Audio By Carbonatix
Chairman of the Finance Committee of Parliament, Isaac Adongo, has disclosed that the Ghana Cocoa Board (COCOBOD) began 2025 burdened with approximately GH¢17.8 billion in loans and additional operational liabilities, warning that the institution was facing severe financial distress.
Addressing a press briefing on the current cocoa sector crisis, the Bolgatanga Central MP said the scale of COCOBOD’s debt exposure had become unsustainable and required urgent intervention.
“COCOBOD entered 2025 with roughly GH¢17.8 billion in loans plus operational liabilities. So loans alone were about GH¢17.8 billion by the beginning of 2025.
“If you add this to other obligations, you will soon come to realise that at this point, COCOBOD was bleeding with an exposure of about GH¢60 billion,” he said.
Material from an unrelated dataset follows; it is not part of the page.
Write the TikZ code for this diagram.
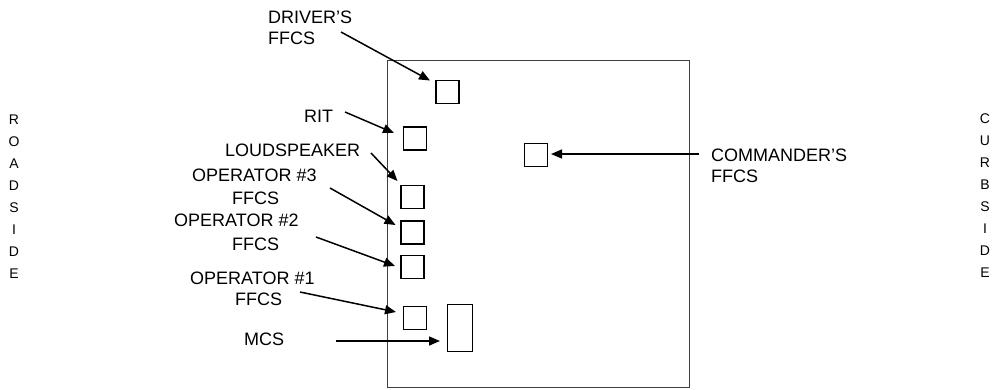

Mr Adongo argued that the situation made continued borrowing imprudent, stressing that the cocoa sector could not remain viable under such heavy debt.
“Certainly, that vehicle could not be sustainable and needed to be addressed,” he noted.
To illustrate his point, the MP used a metaphor, questioning the logic of accumulating more debt without fixing underlying inefficiencies.
“If you have a basket in which you put water to drink and the bucket is leaking, do you fix the leak before you put water inside, or do you continue to put the water inside hoping that some will be left for you to drink?” he asked.
Adongo criticised those he said were advising government to take on additional borrowing despite the existing liabilities, describing such arguments as "illogical".
“You have GH¢60 billion of somebody’s money. It’s not free money. You are not paying, and you are saying that we should continue even to go and borrow more,” he said.
He maintained that the cocoa sector requires a reset, insisting that government must confront the financial realities rather than deepen COCOBOD’s debt burden.